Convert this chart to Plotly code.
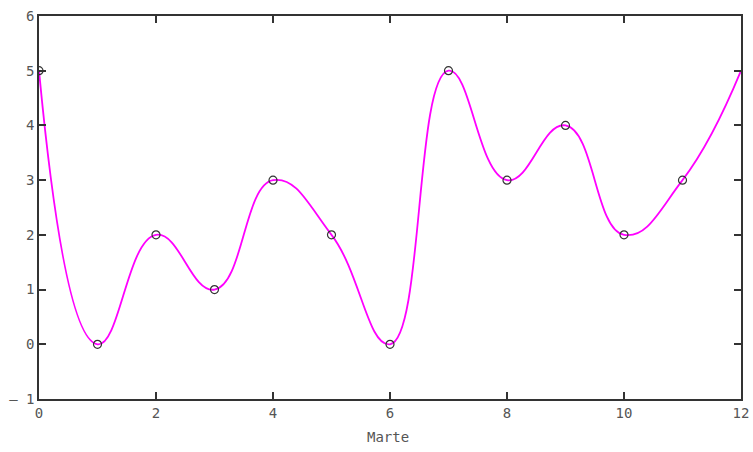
import plotly.graph_objects as go

# Data
x_points = [0, 1, 2, 3, 4, 5, 6, 7, 8, 9, 10, 11]
y_points = [5, 0, 2, 1, 3, 2, 0, 5, 3, 4, 2, 3]
x_curve = [0, 1, 2, 3, 4, 5, 6, 7, 8, 9, 10, 11, 12]
y_curve = [5, 0, 2, 1, 3, 2, 0, 5, 3, 4, 2, 3, 5]
x_ticks = [0, 2, 4, 6, 8, 10, 12]
y_ticks = [-1, 0, 1, 2, 3, 4, 5, 6]
x_title = "Marte"

fig = go.Figure()
fig.add_trace(go.Scatter(
    x=x_curve, y=y_curve, mode="lines",
    line=dict(color="#ff00ff", width=1.8, shape="spline", smoothing=1.3),
    showlegend=False, hoverinfo="skip",
))
fig.add_trace(go.Scatter(
    x=x_points, y=y_points, mode="markers",
    marker=dict(symbol="circle-open", size=8, color="#333333", line=dict(width=1.2, color="#333333")),
    showlegend=False,
))

axis_common = dict(
    showline=True, linecolor="#333333", linewidth=1.5, mirror="ticks",
    ticks="inside", ticklen=7, tickwidth=1.5, tickcolor="#333333",
    showgrid=False, zeroline=False, automargin=False,
    tickfont=dict(family="DejaVu Sans Mono", size=14, color="#555555"),
)

fig.update_xaxes(range=[0, 12], tickvals=x_ticks, ticktext=[str(v) for v in x_ticks], **axis_common)
fig.update_yaxes(range=[-1, 6], tickvals=y_ticks, ticktext=[("\u2013 1" if v == -1 else str(v)) for v in y_ticks], **axis_common)

fig.add_annotation(
    text=x_title, xref="paper", yref="paper", x=0.497, y=-0.1, yanchor="middle",
    showarrow=False, font=dict(family="DejaVu Sans Mono", size=14, color="#555555"),
)

fig.update_layout(
    width=753, height=452,
    margin=dict(l=39, r=12, t=16, b=53),
    plot_bgcolor="white", paper_bgcolor="white",
)

fig.write_html(
    "out.html",
    config={"displayModeBar": False},
    post_script="document.body.style.margin='0';document.body.style.overflow='hidden';",
)
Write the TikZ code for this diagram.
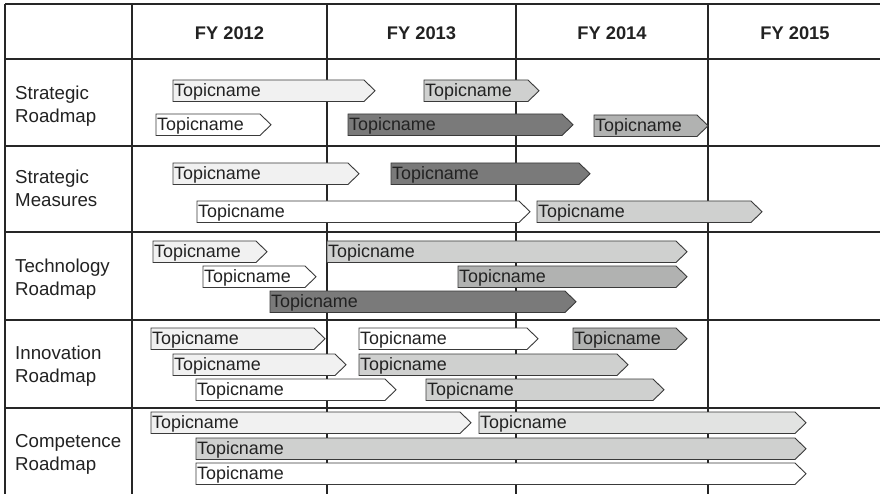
\documentclass[tikz,border=0pt]{standalone}
\usepackage{fontspec}
\setmainfont{Liberation Sans}
\definecolor{gridc}{HTML}{262626}
\definecolor{barc}{HTML}{3A3A3A}
\definecolor{txtc}{HTML}{222222}
\definecolor{lightest}{HTML}{F1F1F1}
\definecolor{pale}{HTML}{E2E3E2}
\definecolor{lgray}{HTML}{CFD0CF}
\definecolor{mid}{HTML}{B1B2B1}
\definecolor{dark}{HTML}{7A7A7A}
% one roadmap bar: #1 name, #2 left x, #3 tip x, #4 top y, #5 fill colour
\newcommand\topicbar[5]{%
  \draw[barline, fill=#5] (#2,#4) -- (#3-11,#4) -- (#3,#4+10.75)
    -- (#3-11,#4+21.5) -- (#2,#4+21.5) -- cycle;
  \node[topic] (#1) at (#2+1,#4+16.7) {Topicname};}
\begin{document}
\begin{tikzpicture}[x=1pt,y=-1pt,
  gridline/.style={draw=gridc, line width=1.8pt},
  barline/.style={draw=barc, line width=0.9pt},
  topic/.style={anchor=base west, inner sep=0pt, text=txtc,
    font=\fontsize{17.9}{20}\selectfont},
  yearhead/.style={anchor=base, inner sep=0pt, text=txtc,
    font=\fontsize{18.3}{21}\selectfont\bfseries},
  rowlabel/.style={anchor=base west, inner sep=0pt, align=left, text=txtc,
    font=\fontsize{18.7}{23}\selectfont}]
\useasboundingbox[fill=white] (0,0) rectangle (880,494);

% table grid
\foreach \yy in {4,59,146,232,320,408}
  \draw[gridline] (5,\yy) -- (880,\yy);
\foreach \xx in {5,132,327,516,708}
  \draw[gridline] (\xx,4) -- (\xx,494);

% column headings
\node[yearhead] (fy12) at (229.5,40) {FY 2012};
\node[yearhead] (fy13) at (421.5,40) {FY 2013};
\node[yearhead] (fy14) at (612,40) {FY 2014};
\node[yearhead] (fy15) at (795,40) {FY 2015};

% row headings (anchored on the baseline of the second line)
\node[rowlabel] (r1) at (15,122.5) {Strategic\\Roadmap};
\node[rowlabel] (r2) at (15,207) {Strategic\\Measures};
\node[rowlabel] (r3) at (15,295) {Technology\\Roadmap};
\node[rowlabel] (r4) at (15,382.5) {Innovation\\Roadmap};
\node[rowlabel] (r5) at (15,470) {Competence\\Roadmap};

% Strategic Roadmap
\topicbar{sr1}{173}{375}{80}{lightest}
\topicbar{sr2}{424}{539}{80}{lgray}
\topicbar{sr3}{156}{271}{114}{white}
\topicbar{sr4}{348}{573}{114}{dark}
\topicbar{sr5}{594}{708}{115}{mid}

% Strategic Measures
\topicbar{sm1}{173}{359}{163}{lightest}
\topicbar{sm2}{391}{590}{163}{dark}
\topicbar{sm3}{197}{530}{201}{white}
\topicbar{sm4}{537}{762}{201}{lgray}

% Technology Roadmap
\topicbar{tr1}{153}{267}{241}{lightest}
\topicbar{tr2}{327}{687}{241}{lgray}
\topicbar{tr3}{203}{316}{266}{white}
\topicbar{tr4}{458}{687}{266}{mid}
\topicbar{tr5}{270}{576}{291}{dark}

% Innovation Roadmap
\topicbar{ir1}{151}{325}{328}{lightest}
\topicbar{ir2}{359}{538}{328}{white}
\topicbar{ir3}{573}{687}{328}{mid}
\topicbar{ir4}{173}{346}{354}{lightest}
\topicbar{ir5}{359}{628}{354}{lgray}
\topicbar{ir6}{196}{396}{379}{white}
\topicbar{ir7}{426}{664}{379}{lgray}

% Competence Roadmap
\topicbar{cr1}{151}{471}{412}{lightest}
\topicbar{cr2}{479}{806}{412}{pale}
\topicbar{cr3}{196}{806}{438}{lgray}
\topicbar{cr4}{196}{806}{463}{white}
\end{tikzpicture}
\end{document}
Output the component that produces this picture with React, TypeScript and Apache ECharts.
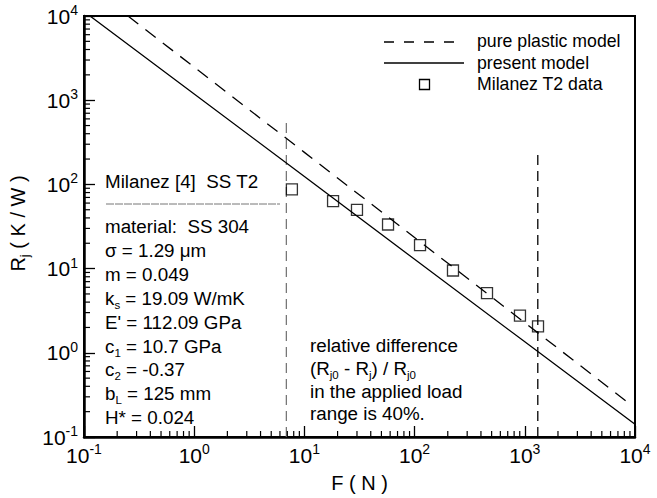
import React, { useEffect, useRef } from 'react';
import * as echarts from 'echarts';

const FONT = "'Liberation Sans', Arial, Helvetica, sans-serif";

// axis ranges
const X_MIN = 0.1;
const X_MAX = 10000;
const Y_MIN = 0.1;
const Y_MAX = 10000;

// Milanez T2 data
const DATA_F = [7.7, 18.2, 30, 57.4, 112, 223, 454, 904, 1318];
const DATA_R = [87.5, 63.4, 49.9, 33.4, 19, 9.5, 5.1, 2.77, 2.06];

// present model (solid)
const PRESENT_F = [0.1134, 1, 10, 100, 1000, 10000];
const PRESENT_R = [10000, 1183, 124, 12.9, 1.35, 0.1416];

// pure plastic model (dashed)
const PLASTIC_F = [0.2507, 1, 10, 100, 1000, 8450];
const PLASTIC_R = [10000, 2466, 240, 23.4, 2.28, 0.262];

// applied load range markers
const LIMIT_F = [6.86, 1312];
const LIMIT_TOP = [541, 262];

const SERIES_NAMES = ['pure plastic model', 'present model', 'Milanez T2 data'];

const INFO_LINES = [
  '{t|Milanez [4] \u00a0SS T2}',
  '{t|material: \u00a0SS 304}',
  '{t|σ = 1.29 μm}',
  '{t|m = 0.049}',
  '{t|k}{s|s}{t| = 19.09 W/mK}',
  "{t|E' = 112.09 GPa}",
  '{t|c}{s|1}{t| = 10.7 GPa}',
  '{t|c}{s|2}{t| = -0.37}',
  '{t|b}{s|L}{t| = 125 mm}',
  '{t|H* = 0.024}',
];
const INFO_BASELINES = [188, 233, 257, 281, 305, 329, 353, 376, 400, 424];

const NOTE_LINES = [
  '{t|relative difference}',
  '{t|(R}{s|j0}{t| - R}{s|j}{t|) / R}{s|j0}',
  '{t|in the applied load}',
  '{t|range is 40%.}',
];
const NOTE_BASELINES = [352, 375, 398, 420];

function minorValues(min: number, max: number): number[] {
  const out: number[] = [];
  const e0 = Math.round(Math.log10(min));
  const e1 = Math.round(Math.log10(max));
  for (let e = e0; e < e1; e++) {
    for (let k = 2; k <= 9; k++) out.push(k * Math.pow(10, e));
  }
  return out;
}

const textRich = {
  t: { fontSize: 18.8, lineHeight: 24, verticalAlign: 'middle', fontFamily: FONT, color: '#000' },
  s: { fontSize: 11.5, lineHeight: 8, verticalAlign: 'bottom', fontFamily: FONT, color: '#000' },
};

const labelRich = {
  b: { fontSize: 21, lineHeight: 26, verticalAlign: 'middle', fontFamily: FONT, color: '#000' },
  s: { fontSize: 14, lineHeight: 17, verticalAlign: 'top', fontFamily: FONT, color: '#000' },
};

const powerLabel = (v: number) => {
  const e = Math.round(Math.log10(v));
  return `{b|10}{s|${e}}`;
};

export default function App() {
  const ref = useRef<HTMLDivElement>(null);
  useEffect(() => {
    if (!ref.current) return;
    const chart = echarts.init(ref.current, undefined, { renderer: 'svg' });

    const graphics: any[] = [];
    INFO_LINES.forEach((line, i) => {
      graphics.push({
        type: 'text',
        x: 105,
        y: INFO_BASELINES[i] - 18.5,
        style: { text: line, rich: textRich, verticalAlign: 'top', align: 'left' },
      });
    });
    NOTE_LINES.forEach((line, i) => {
      graphics.push({
        type: 'text',
        x: 310,
        y: NOTE_BASELINES[i] - 18.5,
        style: { text: line, rich: textRich, verticalAlign: 'top', align: 'left' },
      });
    });
    // divider under the heading
    graphics.push({
      type: 'line',
      shape: { x1: 106, y1: 204, x2: 280, y2: 204 },
      style: { stroke: '#777', lineWidth: 1, lineDash: [8, 1] },
    });
    // legend
    graphics.push({
      type: 'line',
      shape: { x1: 384, y1: 42, x2: 464, y2: 42 },
      style: { stroke: '#000', lineWidth: 1.3, lineDash: [10, 10] },
    });
    graphics.push({
      type: 'line',
      shape: { x1: 384, y1: 63, x2: 464, y2: 63 },
      style: { stroke: '#000', lineWidth: 1.3 },
    });
    graphics.push({
      type: 'rect',
      shape: { x: 419.5, y: 79.5, width: 10, height: 10 },
      style: { stroke: '#000', fill: 'none', lineWidth: 1.3 },
    });
    [41, 62.5, 83.5].forEach((y, i) => {
      graphics.push({
        type: 'text',
        x: 477,
        y,
        style: {
          text: SERIES_NAMES[i],
          fontSize: 17.7,
          fontFamily: FONT,
          fill: '#000',
          verticalAlign: 'middle',
          align: 'left',
        },
      });
    });

    const option: any = {
      animation: false,
      backgroundColor: '#fff',
      grid: {
        left: 84,
        top: 16,
        right: 22,
        bottom: 52,
        show: true,
        borderColor: '#000',
        borderWidth: 2,
        backgroundColor: 'transparent',
      },
      xAxis: {
        type: 'log',
        logBase: 10,
        min: X_MIN,
        max: X_MAX,
        axisLine: { show: true, lineStyle: { color: '#000', width: 2.5 } },
        axisTick: { show: true, inside: true, length: 11, lineStyle: { color: '#000', width: 1.3 } },
        axisLabel: { margin: 5, formatter: powerLabel, rich: labelRich },
        splitLine: { show: false },
        name: 'F ( N )',
        nameLocation: 'middle',
        nameGap: 36,
        nameTextStyle: { fontSize: 20, color: '#000', fontFamily: FONT },
      },
      yAxis: {
        type: 'log',
        logBase: 10,
        min: Y_MIN,
        max: Y_MAX,
        axisLine: { show: true, lineStyle: { color: '#000', width: 2.5 } },
        axisTick: { show: true, inside: true, length: 11, lineStyle: { color: '#000', width: 1.3 } },
        axisLabel: { margin: 6, formatter: powerLabel, rich: labelRich },
        splitLine: { show: false },
        name: '{b|R}{s|j}{b| ( K / W )}',
        nameLocation: 'middle',
        nameRotate: 90,
        nameGap: 44,
        nameTextStyle: {
          padding: [0, 0, 0, 6],
          rich: {
            b: { fontSize: 20, lineHeight: 26, verticalAlign: 'middle', fontFamily: FONT, color: '#000' },
            s: { fontSize: 13, lineHeight: 10, verticalAlign: 'bottom', fontFamily: FONT, color: '#000' },
          },
        },
      },
      series: [
        {
          name: SERIES_NAMES[0],
          type: 'line',
          data: PLASTIC_F.map((f, i) => [f, PLASTIC_R[i]]),
          symbol: 'none',
          lineStyle: { color: '#000', width: 1.3, type: [13, 9] },
          z: 3,
        },
        {
          name: SERIES_NAMES[1],
          type: 'line',
          data: PRESENT_F.map((f, i) => [f, PRESENT_R[i]]),
          symbol: 'none',
          lineStyle: { color: '#000', width: 1.3 },
          z: 3,
        },
        {
          name: SERIES_NAMES[2],
          type: 'scatter',
          data: DATA_F.map((f, i) => [f, DATA_R[i]]),
          symbol: 'rect',
          symbolSize: 11,
          itemStyle: { color: 'rgba(0,0,0,0)', borderColor: '#000', borderWidth: 1.3 },
          z: 4,
        },
        {
          name: 'lower load limit',
          type: 'line',
          data: [
            [LIMIT_F[0], Y_MIN],
            [LIMIT_F[0], LIMIT_TOP[0]],
          ],
          symbol: 'none',
          lineStyle: { color: '#777', width: 1.3, type: [10, 6] },
          z: 2,
        },
        {
          name: 'upper load limit',
          type: 'line',
          data: [
            [LIMIT_F[1], Y_MIN],
            [LIMIT_F[1], LIMIT_TOP[1]],
          ],
          symbol: 'none',
          lineStyle: { color: '#000', width: 1.3, type: [10, 6] },
          z: 2,
        },
        {
          type: 'custom',
          name: 'x minor ticks',
          silent: true,
          data: minorValues(X_MIN, X_MAX).map((v) => [v, Y_MIN]),
          encode: { x: 0, y: 1 },
          renderItem: (_p: any, api: any) => {
            const pt = api.coord([api.value(0), Y_MIN]);
            return {
              type: 'line',
              shape: { x1: pt[0], y1: pt[1], x2: pt[0], y2: pt[1] - 6 },
              style: { stroke: '#000', lineWidth: 1.2 },
            };
          },
          z: 5,
        },
        {
          type: 'custom',
          name: 'y minor ticks',
          silent: true,
          data: minorValues(Y_MIN, Y_MAX).map((v) => [X_MIN, v]),
          encode: { x: 0, y: 1 },
          renderItem: (_p: any, api: any) => {
            const pt = api.coord([X_MIN, api.value(1)]);
            return {
              type: 'line',
              shape: { x1: pt[0], y1: pt[1], x2: pt[0] + 6, y2: pt[1] },
              style: { stroke: '#000', lineWidth: 1.2 },
            };
          },
          z: 5,
        },
      ],
      graphic: graphics,
    };
    chart.setOption(option);
    return () => chart.dispose();
  }, []);

  return (
    <div
      ref={ref}
      style={{ position: 'fixed', left: 0, top: 0, width: 657, height: 498, background: '#fff' }}
    />
  );
}
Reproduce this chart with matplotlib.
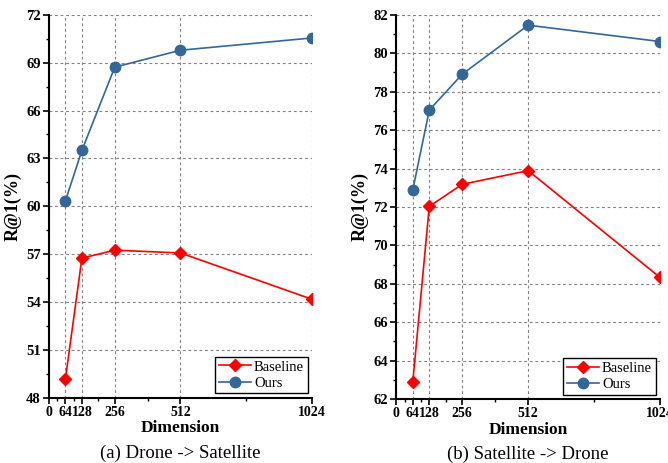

Task to complete
Pictures do not belong in the copy. Reproduce exactly the lines from the one with "Output the component" to the one with "const NOTE_BASELINES = [352, 375, 398, 420];", both lines included.

Result
Output the component that produces this picture with React, TypeScript and Apache ECharts.
import React, { useEffect, useRef } from 'react';
import * as echarts from 'echarts';

const FONT = "'Liberation Sans', Arial, Helvetica, sans-serif";

// axis ranges
const X_MIN = 0.1;
const X_MAX = 10000;
const Y_MIN = 0.1;
const Y_MAX = 10000;

// Milanez T2 data
const DATA_F = [7.7, 18.2, 30, 57.4, 112, 223, 454, 904, 1318];
const DATA_R = [87.5, 63.4, 49.9, 33.4, 19, 9.5, 5.1, 2.77, 2.06];

// present model (solid)
const PRESENT_F = [0.1134, 1, 10, 100, 1000, 10000];
const PRESENT_R = [10000, 1183, 124, 12.9, 1.35, 0.1416];

// pure plastic model (dashed)
const PLASTIC_F = [0.2507, 1, 10, 100, 1000, 8450];
const PLASTIC_R = [10000, 2466, 240, 23.4, 2.28, 0.262];

// applied load range markers
const LIMIT_F = [6.86, 1312];
const LIMIT_TOP = [541, 262];

const SERIES_NAMES = ['pure plastic model', 'present model', 'Milanez T2 data'];

const INFO_LINES = [
  '{t|Milanez [4] \u00a0SS T2}',
  '{t|material: \u00a0SS 304}',
  '{t|σ = 1.29 μm}',
  '{t|m = 0.049}',
  '{t|k}{s|s}{t| = 19.09 W/mK}',
  "{t|E' = 112.09 GPa}",
  '{t|c}{s|1}{t| = 10.7 GPa}',
  '{t|c}{s|2}{t| = -0.37}',
  '{t|b}{s|L}{t| = 125 mm}',
  '{t|H* = 0.024}',
];
const INFO_BASELINES = [188, 233, 257, 281, 305, 329, 353, 376, 400, 424];

const NOTE_LINES = [
  '{t|relative difference}',
  '{t|(R}{s|j0}{t| - R}{s|j}{t|) / R}{s|j0}',
  '{t|in the applied load}',
  '{t|range is 40%.}',
];
const NOTE_BASELINES = [352, 375, 398, 420];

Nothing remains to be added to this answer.